TASK TO COMPLETE. Give every line back verbatim, dropping all images.

═════ DATA EXTRACT ═════

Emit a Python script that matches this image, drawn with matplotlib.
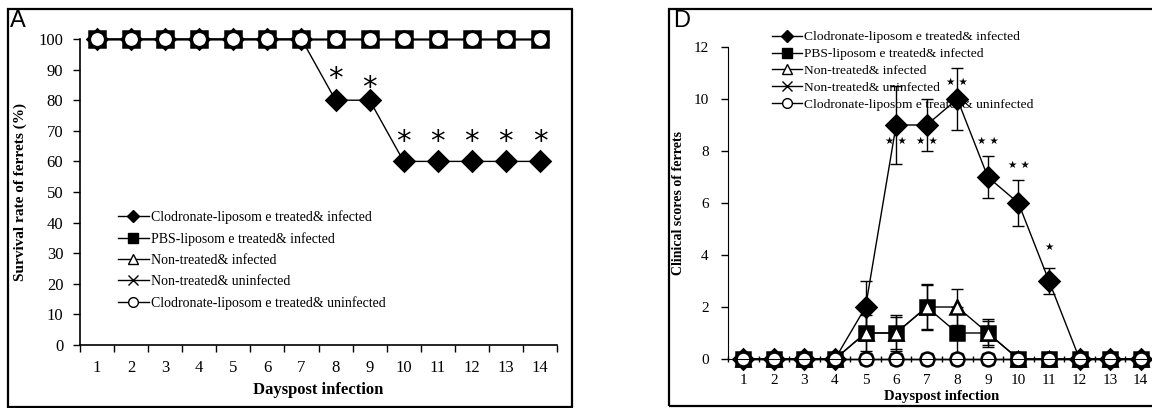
import matplotlib
matplotlib.use("Agg")
import matplotlib.pyplot as plt
from matplotlib.lines import Line2D
from matplotlib.patches import Rectangle

plt.rcParams['font.family'] = ['Liberation Serif', 'DejaVu Sans']

days = list(range(1, 15))
series_labels = [
    "Clodronate-liposom e treated& infected",
    "PBS-liposom e treated& infected",
    "Non-treated& infected",
    "Non-treated& uninfected",
    "Clodronate-liposom e treated& uninfected",
]

# Panel A: survival rate (%)
surv_clod_inf = [100, 100, 100, 100, 100, 100, 100, 80, 80, 60, 60, 60, 60, 60]
surv_pbs_inf = [100] * 14
surv_nt_inf = [100] * 14
surv_nt_uninf = [100] * 14
surv_clod_uninf = [100] * 14
surv_star_days = [8, 9, 10, 11, 12, 13, 14]
surv_star_y = [87, 84, 66.5, 66.5, 66.5, 66.5, 66.5]

# Panel D: clinical scores
score_clod_inf = [0, 0, 0, 0, 2, 9, 9, 10, 7, 6, 3, 0, 0, 0]
score_clod_inf_err = [0, 0, 0, 0, 1.0, 1.5, 1.0, 1.2, 0.8, 0.9, 0.5, 0, 0, 0]
score_pbs_inf = [0, 0, 0, 0, 1, 1, 2, 1, 1, 0, 0, 0, 0, 0]
score_pbs_inf_err = [0, 0, 0, 0, 1.0, 0.6, 0.85, 1.0, 0.45, 0, 0, 0, 0, 0]
score_nt_inf = [0, 0, 0, 0, 1, 1, 2, 2, 1, 0, 0, 0, 0, 0]
score_nt_inf_err = [0, 0, 0, 0, 0.7, 0.7, 0.9, 0.7, 0.55, 0, 0, 0, 0, 0]
score_nt_uninf = [0] * 14
score_clod_uninf = [0] * 14
score_star_days = [6, 7, 8, 9, 10, 11]
score_star_y = [8.4, 8.4, 10.65, 8.4, 7.45, 4.3]
score_star_text = ["★ ★", "★ ★", "★ ★", "★ ★", "★ ★", "★"]

styles = [
    dict(marker='D', mfc='black', mec='black'),
    dict(marker='s', mfc='black', mec='black'),
    dict(marker='^', mfc='white', mec='black'),
    dict(marker='x', mfc='black', mec='black'),
    dict(marker='o', mfc='white', mec='black'),
]


def legend_handles():
    sizes = [6, 7.5, 7, 7, 7]
    handles = []
    for st, ms in zip(styles, sizes):
        handles.append(Line2D([0], [0], color='black', lw=1, ms=ms,
                              mew=1.0, **st))
    return handles


fig = plt.figure(figsize=(11.52, 4.08), dpi=100)

# panel frames
fig.patches.append(Rectangle((8 / 1152, 1 - 407 / 408), 564 / 1152, 398 / 408,
                             transform=fig.transFigure, fill=False,
                             lw=1.6, ec='black'))
fig.patches.append(Rectangle((669 / 1152, 1 - 406 / 408), 500 / 1152, 397 / 408,
                             transform=fig.transFigure, fill=False,
                             lw=1.6, ec='black'))

# ---------------- Panel A ----------------
ax = fig.add_axes([80 / 1152, 1 - 345 / 408, 477 / 1152, 306 / 408])
survival = [surv_clod_inf, surv_pbs_inf, surv_nt_inf, surv_nt_uninf, surv_clod_uninf]
sizes_a = [10, 11, 10, 9, 11]
for vals, st, ms in zip(survival, styles, sizes_a):
    ax.plot(days, vals, color='black', lw=1, ms=ms, mew=1.8, clip_on=False,
            **st)
for d, y in zip(surv_star_days, surv_star_y):
    ax.text(d, y, "*", ha='center', va='center', fontsize=21,
            family='DejaVu Sans')

ax.set_xlim(0.5, 14.5)
ax.set_ylim(0, 100)
ax.set_yticks(range(0, 101, 10))
ax.set_xticks(days)
ax.set_xticks([d + 0.5 for d in range(0, 15)], minor=True)
ax.tick_params(axis='x', which='major', length=0, pad=11, labelsize=12)
ax.tick_params(axis='x', which='minor', length=5, direction='out', width=1)
ax.tick_params(axis='y', length=5, direction='out', width=1, labelsize=12,
               pad=7)
for s in ['top', 'right']:
    ax.spines[s].set_visible(False)
ax.spines['left'].set_linewidth(1.2)
ax.spines['bottom'].set_linewidth(1.2)
ax.set_xlabel("Dayspost infection", fontweight='bold', fontsize=12,
              labelpad=4)
ax.set_ylabel("Survival rate of ferrets (%)", fontweight='bold',
              fontsize=11, labelpad=8)
ax.legend(legend_handles(), series_labels, loc='upper left',
          bbox_to_anchor=(118 / 1152, 1 - 210 / 408),
          bbox_transform=fig.transFigure, frameon=False, fontsize=10,
          handlelength=2.2, handletextpad=0.15, labelspacing=0.58,
          borderpad=0, borderaxespad=0)
fig.text(10 / 1152, 1 - 10 / 408, "A", family='Liberation Sans',
         fontsize=17, va='top', ha='left')

# ---------------- Panel D ----------------
bx = fig.add_axes([728 / 1152, 1 - 359 / 408, 428 / 1152, 312 / 408])
scores = [score_clod_inf, score_pbs_inf, score_nt_inf, score_nt_uninf,
          score_clod_uninf]
errs = [score_clod_inf_err, score_pbs_inf_err, score_nt_inf_err, None, None]
sizes_d = [10, 10.5, 10, 8, 10]
for vals, err, st, ms in zip(scores, errs, styles, sizes_d):
    if err is not None:
        bx.errorbar(days, vals, yerr=err, fmt='none', ecolor='black',
                    elinewidth=1, capsize=4.5, capthick=1, clip_on=False)
    bx.plot(days, vals, color='black', lw=1, ms=ms, mew=1.8, clip_on=False,
            **st)
for d, y, t in zip(score_star_days, score_star_y, score_star_text):
    bx.text(d, y, t, ha='center', va='center', fontsize=7.5,
            family='DejaVu Sans')

bx.set_xlim(0.5, 14.5)
bx.set_ylim(0, 12)
bx.set_yticks(range(0, 13, 2))
bx.set_xticks(days)
bx.set_xticks([d + 0.5 for d in range(0, 15)], minor=True)
bx.tick_params(axis='x', which='major', length=0, pad=11, labelsize=11)
bx.tick_params(axis='x', which='minor', length=5, direction='inout', width=1)
bx.tick_params(axis='y', length=5, direction='out', width=1, labelsize=11,
               pad=9)
for s in ['top', 'right']:
    bx.spines[s].set_visible(False)
bx.set_xlabel("Dayspost infection", fontweight='bold', fontsize=10.5,
              labelpad=2)
bx.set_ylabel("Clinical scores of ferrets", fontweight='bold', fontsize=10,
              labelpad=6)
bx.legend(legend_handles(), series_labels, loc='upper left',
          bbox_to_anchor=(772 / 1152, 1 - 31 / 408),
          bbox_transform=fig.transFigure, frameon=False, fontsize=9.7,
          handlelength=2.2, handletextpad=0.15, labelspacing=0.33,
          borderpad=0, borderaxespad=0)
fig.text(673 / 1152, 1 - 10 / 408, "D", family='Liberation Sans',
         fontsize=17, va='top', ha='left')

fig.savefig("out.png", dpi=100)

═════

EXERCISE RESPONSE.
Emit a Python script that matches this image, drawn with matplotlib.
import matplotlib
matplotlib.use("Agg")
import matplotlib.pyplot as plt
from matplotlib.lines import Line2D
from matplotlib.patches import Rectangle

plt.rcParams['font.family'] = ['Liberation Serif', 'DejaVu Sans']

days = list(range(1, 15))
series_labels = [
    "Clodronate-liposom e treated& infected",
    "PBS-liposom e treated& infected",
    "Non-treated& infected",
    "Non-treated& uninfected",
    "Clodronate-liposom e treated& uninfected",
]

# Panel A: survival rate (%)
surv_clod_inf = [100, 100, 100, 100, 100, 100, 100, 80, 80, 60, 60, 60, 60, 60]
surv_pbs_inf = [100] * 14
surv_nt_inf = [100] * 14
surv_nt_uninf = [100] * 14
surv_clod_uninf = [100] * 14
surv_star_days = [8, 9, 10, 11, 12, 13, 14]
surv_star_y = [87, 84, 66.5, 66.5, 66.5, 66.5, 66.5]

# Panel D: clinical scores
score_clod_inf = [0, 0, 0, 0, 2, 9, 9, 10, 7, 6, 3, 0, 0, 0]
score_clod_inf_err = [0, 0, 0, 0, 1.0, 1.5, 1.0, 1.2, 0.8, 0.9, 0.5, 0, 0, 0]
score_pbs_inf = [0, 0, 0, 0, 1, 1, 2, 1, 1, 0, 0, 0, 0, 0]
score_pbs_inf_err = [0, 0, 0, 0, 1.0, 0.6, 0.85, 1.0, 0.45, 0, 0, 0, 0, 0]
score_nt_inf = [0, 0, 0, 0, 1, 1, 2, 2, 1, 0, 0, 0, 0, 0]
score_nt_inf_err = [0, 0, 0, 0, 0.7, 0.7, 0.9, 0.7, 0.55, 0, 0, 0, 0, 0]
score_nt_uninf = [0] * 14
score_clod_uninf = [0] * 14
score_star_days = [6, 7, 8, 9, 10, 11]
score_star_y = [8.4, 8.4, 10.65, 8.4, 7.45, 4.3]
score_star_text = ["★ ★", "★ ★", "★ ★", "★ ★", "★ ★", "★"]

styles = [
    dict(marker='D', mfc='black', mec='black'),
    dict(marker='s', mfc='black', mec='black'),
    dict(marker='^', mfc='white', mec='black'),
    dict(marker='x', mfc='black', mec='black'),
    dict(marker='o', mfc='white', mec='black'),
]


def legend_handles():
    sizes = [6, 7.5, 7, 7, 7]
    handles = []
    for st, ms in zip(styles, sizes):
        handles.append(Line2D([0], [0], color='black', lw=1, ms=ms,
                              mew=1.0, **st))
    return handles


fig = plt.figure(figsize=(11.52, 4.08), dpi=100)

# panel frames
fig.patches.append(Rectangle((8 / 1152, 1 - 407 / 408), 564 / 1152, 398 / 408,
                             transform=fig.transFigure, fill=False,
                             lw=1.6, ec='black'))
fig.patches.append(Rectangle((669 / 1152, 1 - 406 / 408), 500 / 1152, 397 / 408,
                             transform=fig.transFigure, fill=False,
                             lw=1.6, ec='black'))

# ---------------- Panel A ----------------
ax = fig.add_axes([80 / 1152, 1 - 345 / 408, 477 / 1152, 306 / 408])
survival = [surv_clod_inf, surv_pbs_inf, surv_nt_inf, surv_nt_uninf, surv_clod_uninf]
sizes_a = [10, 11, 10, 9, 11]
for vals, st, ms in zip(survival, styles, sizes_a):
    ax.plot(days, vals, color='black', lw=1, ms=ms, mew=1.8, clip_on=False,
            **st)
for d, y in zip(surv_star_days, surv_star_y):
    ax.text(d, y, "*", ha='center', va='center', fontsize=21,
            family='DejaVu Sans')

ax.set_xlim(0.5, 14.5)
ax.set_ylim(0, 100)
ax.set_yticks(range(0, 101, 10))
ax.set_xticks(days)
ax.set_xticks([d + 0.5 for d in range(0, 15)], minor=True)
ax.tick_params(axis='x', which='major', length=0, pad=11, labelsize=12)
ax.tick_params(axis='x', which='minor', length=5, direction='out', width=1)
ax.tick_params(axis='y', length=5, direction='out', width=1, labelsize=12,
               pad=7)
for s in ['top', 'right']:
    ax.spines[s].set_visible(False)
ax.spines['left'].set_linewidth(1.2)
ax.spines['bottom'].set_linewidth(1.2)
ax.set_xlabel("Dayspost infection", fontweight='bold', fontsize=12,
              labelpad=4)
ax.set_ylabel("Survival rate of ferrets (%)", fontweight='bold',
              fontsize=11, labelpad=8)
ax.legend(legend_handles(), series_labels, loc='upper left',
          bbox_to_anchor=(118 / 1152, 1 - 210 / 408),
          bbox_transform=fig.transFigure, frameon=False, fontsize=10,
          handlelength=2.2, handletextpad=0.15, labelspacing=0.58,
          borderpad=0, borderaxespad=0)
fig.text(10 / 1152, 1 - 10 / 408, "A", family='Liberation Sans',
         fontsize=17, va='top', ha='left')

# ---------------- Panel D ----------------
bx = fig.add_axes([728 / 1152, 1 - 359 / 408, 428 / 1152, 312 / 408])
scores = [score_clod_inf, score_pbs_inf, score_nt_inf, score_nt_uninf,
          score_clod_uninf]
errs = [score_clod_inf_err, score_pbs_inf_err, score_nt_inf_err, None, None]
sizes_d = [10, 10.5, 10, 8, 10]
for vals, err, st, ms in zip(scores, errs, styles, sizes_d):
    if err is not None:
        bx.errorbar(days, vals, yerr=err, fmt='none', ecolor='black',
                    elinewidth=1, capsize=4.5, capthick=1, clip_on=False)
    bx.plot(days, vals, color='black', lw=1, ms=ms, mew=1.8, clip_on=False,
            **st)
for d, y, t in zip(score_star_days, score_star_y, score_star_text):
    bx.text(d, y, t, ha='center', va='center', fontsize=7.5,
            family='DejaVu Sans')

bx.set_xlim(0.5, 14.5)
bx.set_ylim(0, 12)
bx.set_yticks(range(0, 13, 2))
bx.set_xticks(days)
bx.set_xticks([d + 0.5 for d in range(0, 15)], minor=True)
bx.tick_params(axis='x', which='major', length=0, pad=11, labelsize=11)
bx.tick_params(axis='x', which='minor', length=5, direction='inout', width=1)
bx.tick_params(axis='y', length=5, direction='out', width=1, labelsize=11,
               pad=9)
for s in ['top', 'right']:
    bx.spines[s].set_visible(False)
bx.set_xlabel("Dayspost infection", fontweight='bold', fontsize=10.5,
              labelpad=2)
bx.set_ylabel("Clinical scores of ferrets", fontweight='bold', fontsize=10,
              labelpad=6)
bx.legend(legend_handles(), series_labels, loc='upper left',
          bbox_to_anchor=(772 / 1152, 1 - 31 / 408),
          bbox_transform=fig.transFigure, frameon=False, fontsize=9.7,
          handlelength=2.2, handletextpad=0.15, labelspacing=0.33,
          borderpad=0, borderaxespad=0)
fig.text(673 / 1152, 1 - 10 / 408, "D", family='Liberation Sans',
         fontsize=17, va='top', ha='left')

fig.savefig("out.png", dpi=100)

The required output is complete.